On Sep 9, 2010, at 06:40 , Yusuke ENDOH wrote:

> 2010/9/9 Ryan Davis <ryand-ruby / zenspider.com>:
>>> cons:
>>> 1) disadvantage for the core team: developping style will get
>>>    complex.  The core team must care multiple entities: Ruby
>>>    package and stdlib gems.
>> 
>> I can see that if ruby is viewed (using the analogy above) as the whole
>> freebsd distro, but I don't think that view is necessarily valid.
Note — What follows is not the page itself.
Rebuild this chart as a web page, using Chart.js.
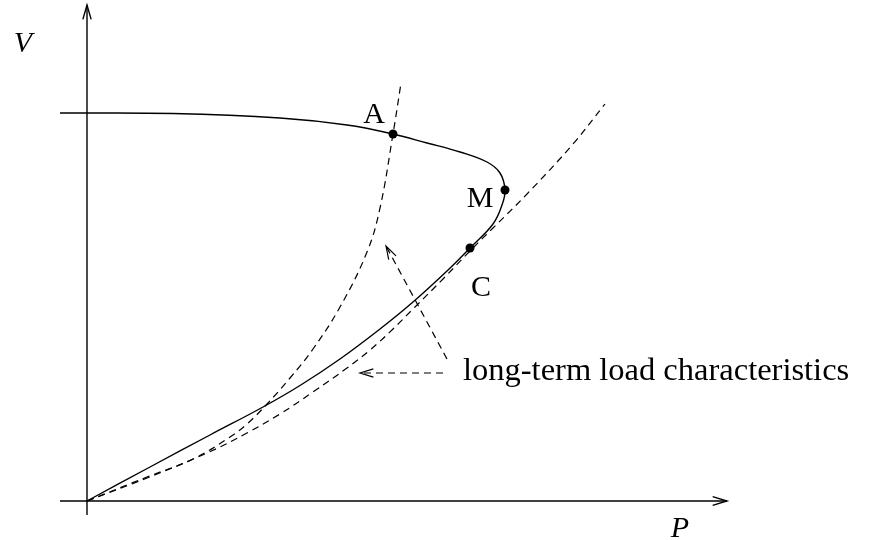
<!DOCTYPE html>
<html>
<head>
<meta charset="utf-8">
<title>PV curve and load characteristics</title>
<script src="https://cdn.jsdelivr.net/npm/chart.js@4"></script>
<style>
  html, body { margin: 0; padding: 0; background: #fff; }
  canvas { display: block; }
</style>
</head>
<body>
<canvas id="pv" width="869" height="540"></canvas>
<script>
// network PV curve (nose curve), traced from the top branch round the nose down to the origin
const pvP = [-0.27, 0.86, 1.93, 2.60, 3.06, 3.40, 3.73, 4.00, 4.13, 4.18, 4.15, 4.06, 3.83, 3.60, 3.26, 2.93, 2.53, 2.13, 1.76, 1.23, 0.63, 0];
const pvV = [3.88, 3.875, 3.83, 3.76, 3.67, 3.58, 3.49, 3.39, 3.28, 3.11, 2.96, 2.77, 2.53, 2.30, 1.99, 1.72, 1.42, 1.155, 0.94, 0.66, 0.34, 0];

// long-term load characteristics
const load1P = [0, 0.60, 1.06, 1.43, 1.60, 1.80, 2.03, 2.26, 2.53, 2.80, 2.93, 3.06, 3.14];
const load1V = [0, 0.24, 0.42, 0.64, 0.77, 0.97, 1.23, 1.52, 1.94, 2.49, 2.93, 3.67, 4.18];
const load2P = [0, 0.60, 1.20, 1.60, 1.93, 2.26, 2.60, 2.83, 3.06, 3.28, 3.56, 3.83, 4.06, 4.40, 4.86, 5.18];
const load2V = [0, 0.23, 0.48, 0.68, 0.87, 1.09, 1.33, 1.51, 1.72, 1.94, 2.22, 2.50, 2.73, 3.07, 3.57, 3.97];

// operating points A, M (nose), C
const pointNames = ['A', 'M', 'C'];
const pointP = [3.06, 4.18, 3.83];
const pointV = [3.67, 3.11, 2.53];

// axes and the two pointer arrows
const axisPP = [-0.27, 6.40];
const axisVP = [0, 0];
const axisPV = [0, 0];
const axisVV = [-0.14, 4.96];
const pointerAP = [3.60, 2.99];
const pointerAV = [1.42, 2.55];
const pointerBP = [3.56, 2.73];
const pointerBV = [1.28, 1.28];

const zip = (ps, vs) => ps.map((p, i) => ({ x: p, y: vs[i] }));

// text placed in data coordinates (alphabetic baseline)
const notes = [
    { text: 'A', p: 2.87, v: 3.78, align: 'center', italic: false, size: 30 },
    { text: 'M', p: 3.93, v: 2.94, align: 'center', italic: false, size: 30 },
    { text: 'C', p: 3.94, v: 2.05, align: 'center', italic: false, size: 30 },
    { text: 'V', p: -0.64, v: 4.49, align: 'center', italic: true, size: 30 },
    { text: 'P', p: 5.93, v: -0.36, align: 'center', italic: true, size: 30 },
    { text: 'long-term load characteristics', p: 3.76, v: 1.215, align: 'left', italic: false, size: 32.5 }
];

// open arrow heads on datasets flagged with arrowHead, plus the text notes
const sketchPlugin = {
    id: 'sketch',
    afterDatasetsDraw(chart) {
        const ctx = chart.ctx;
        const xs = chart.scales.x;
        const ys = chart.scales.y;
        chart.data.datasets.forEach(ds => {
            if (!ds.arrowHead) return;
            const n = ds.data.length;
            const tx = xs.getPixelForValue(ds.data[n - 1].x);
            const ty = ys.getPixelForValue(ds.data[n - 1].y);
            const fx = xs.getPixelForValue(ds.data[n - 2].x);
            const fy = ys.getPixelForValue(ds.data[n - 2].y);
            const ang = Math.atan2(ty - fy, tx - fx);
            const len = ds.arrowHead.len, spread = ds.arrowHead.spread;
            ctx.save();
            ctx.strokeStyle = '#000';
            ctx.lineWidth = ds.borderWidth;
            ctx.setLineDash([]);
            ctx.beginPath();
            ctx.moveTo(tx - len * Math.cos(ang - spread), ty - len * Math.sin(ang - spread));
            ctx.lineTo(tx, ty);
            ctx.lineTo(tx - len * Math.cos(ang + spread), ty - len * Math.sin(ang + spread));
            ctx.stroke();
            ctx.restore();
        });

        ctx.save();
        ctx.fillStyle = '#000';
        ctx.textBaseline = 'alphabetic';
        notes.forEach(n => {
            ctx.font = (n.italic ? 'italic ' : '') + n.size + 'px "Liberation Serif", "DejaVu Serif", serif';
            ctx.textAlign = n.align;
            ctx.fillText(n.text, xs.getPixelForValue(n.p), ys.getPixelForValue(n.v));
        });
        ctx.restore();
    }
};

const lineSet = (data, extra) => Object.assign({
    data: data,
    showLine: true,
    borderColor: '#000',
    borderWidth: 1.2,
    pointRadius: 0,
    tension: 0,
    fill: false
}, extra);

new Chart(document.getElementById('pv').getContext('2d'), {
    type: 'scatter',
    data: {
        datasets: [
            lineSet(zip(axisPP, axisVP), { borderWidth: 1.4, arrowHead: { len: 15, spread: 0.3 } }),
            lineSet(zip(axisPV, axisVV), { borderWidth: 1.4, arrowHead: { len: 15, spread: 0.28 } }),
            lineSet(zip(load1P, load1V), { borderDash: [7, 5], tension: 0.4 }),
            lineSet(zip(load2P, load2V), { borderDash: [7, 5], tension: 0.4 }),
            lineSet(zip(pvP, pvV), { borderWidth: 1.4, tension: 0.4 }),
            lineSet(zip(pointerAP, pointerAV), { borderDash: [7, 5], arrowHead: { len: 14, spread: 0.3 } }),
            lineSet(zip(pointerBP, pointerBV), { borderDash: [7, 5], arrowHead: { len: 14, spread: 0.3 } }),
            {
                data: zip(pointP, pointV),
                showLine: false,
                pointRadius: 4.5,
                pointBackgroundColor: '#000',
                pointBorderColor: '#000',
                pointBorderWidth: 0
            }
        ]
    },
    options: {
        responsive: false,
        animation: false,
        layout: { padding: 0, autoPadding: false },
        scales: {
            x: { type: 'linear', min: -0.87, max: 7.82, display: false },
            y: { type: 'linear', min: -0.39, max: 5.01, display: false }
        },
        plugins: {
            legend: { display: false },
            tooltip: { enabled: false }
        }
    },
    plugins: [sketchPlugin]
});
</script>
</body>
</html>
For
>> example, why must webrick require a full release cycle (and version
>> number--we still have that problem) when it can be addressed with an
>> announcement saying "security problem. run gem update webrick to fix it"?
>> 
>> Certainly we'd want future releases of ruby to update the supplied webrick,
>> but I don't think it necessitates a full release, esp if the user is
>> immediately encouraged to update rubygems + installed gems at ruby install
>> time.
> 
> I insisted the completely same thing to committers.
> If we don't have to do full release when security issue is reported,
> it is definitely an advantage for the core team.
> But, Urabe san said, full release is needed even if "gem update"
> can be used.

Then we need to change Urabe's mind. I think his argument does more harm than good by delaying fixes in order to coordinate full releases. If ruby+gem installs do an automated update at the end of install, then there is NO reason why security fixes should be delayed for full releases.